This month, the Government is calling for evidence on the concept of ‘compensated no-fault dismissal’ for micro businesses with fewer than 10 employees.  The Call for Evidence suggests that this would enable micro-businesses to dismiss employees without a formal procedure even where no fault was identified on their part, provided that the employee received a set amount of compensation, as yet undefined.

An equivalent concept, known as the Small Business Fair Dismissal Code, has been in operation in Australia since July 2009 and has so influenced the UK Government’s proposals that it is annexed to the Call for Evidence.  The Code sets out the requirements for a fair dismissal applicable to small businesses only (less than 15 employees). Compared with larger operations, small businesses in Australia benefit from:

  • a doubling of the minimum employment period from 6 to 12 months before employees can take a claim for unfair dismissal;
  • a short and simple Code which, if followed by the small business owner, will ensure  that a dismissal is fair; and
  • no requirement to provide redundancy pay on the termination of an employee’s employment for that reason.

The Code has been successful in minimising the paperwork and time associated with dismissals, streamlining the procedure into a simple checklist. If small business employers follow it, the dismissal will be deemed to be fair. If the employee makes an unfair dismissal claim to the equivalent of the UK Employment Tribunal, Fair Work Australia, the small employer will simply be required to provide evidence of compliance with the Code to go home with the laurels.  Simple, yes?

However, while the Code is impressive in theory, figures released by FWA in 2011 demonstrate its sad reality. In the first quarter of 2011 FWA received 609 applications for unfair dismissal from small business employees but only 2 were successfully defended.  Yes, two.  Out of over 600.   In the last quarter of 2011 there were 521 unfair dismissal claims brought by small business employees of which a truly spectacular none were knocked out.  Why so tiny a proportion?  Commentators Down Under appear divided – either the Code is impossible to follow, most micro-business managers cannot follow basic instructions or (much more probably) the hassle surrounding the whole exercise is still, even with the benefit of the Code, such that it is easier to settle. 
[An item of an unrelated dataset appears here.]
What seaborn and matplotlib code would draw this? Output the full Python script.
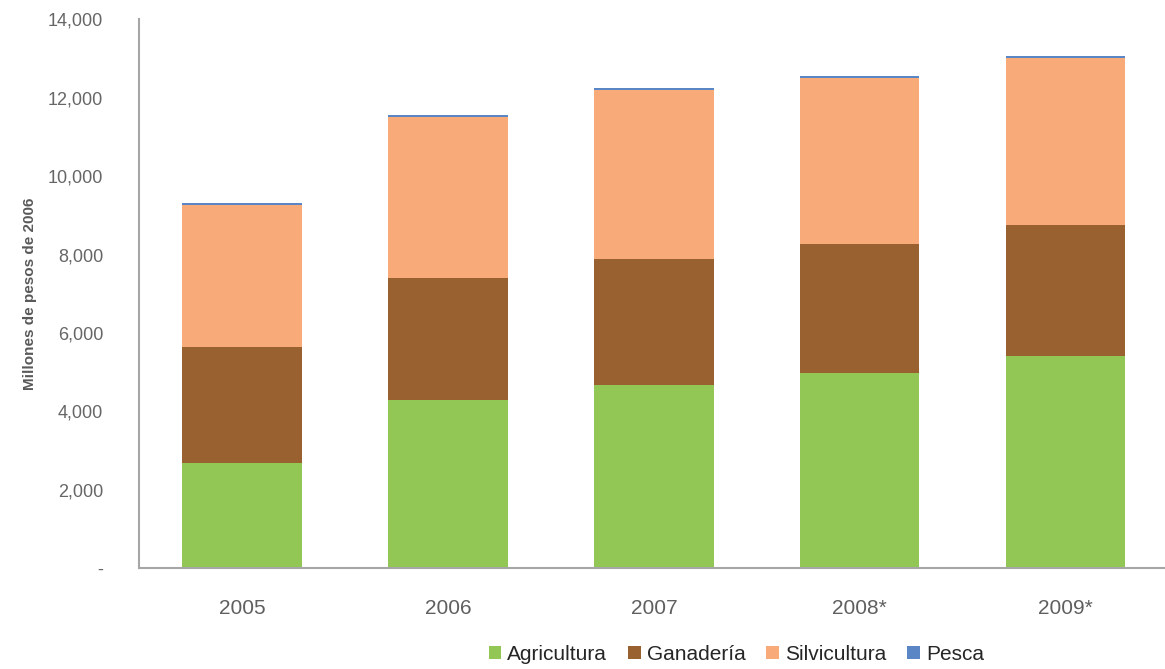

The thing about rights is that they are rarely absolute – the eligibility to exercise them must be established first, and if the cost of that step alone makes it preferable to settle, it is hardly a right at all.  The other thing about rights is that they are rarely unfettered – the carte blanche which the Code appears to give to small businesses does not allow terminations on discriminatory or whistleblowing grounds.  Australian experience suggests that sceptics here are right to anticipate a rush of such claims to side-step the “compensated no-fault dismissal” rules if they are ever implemented.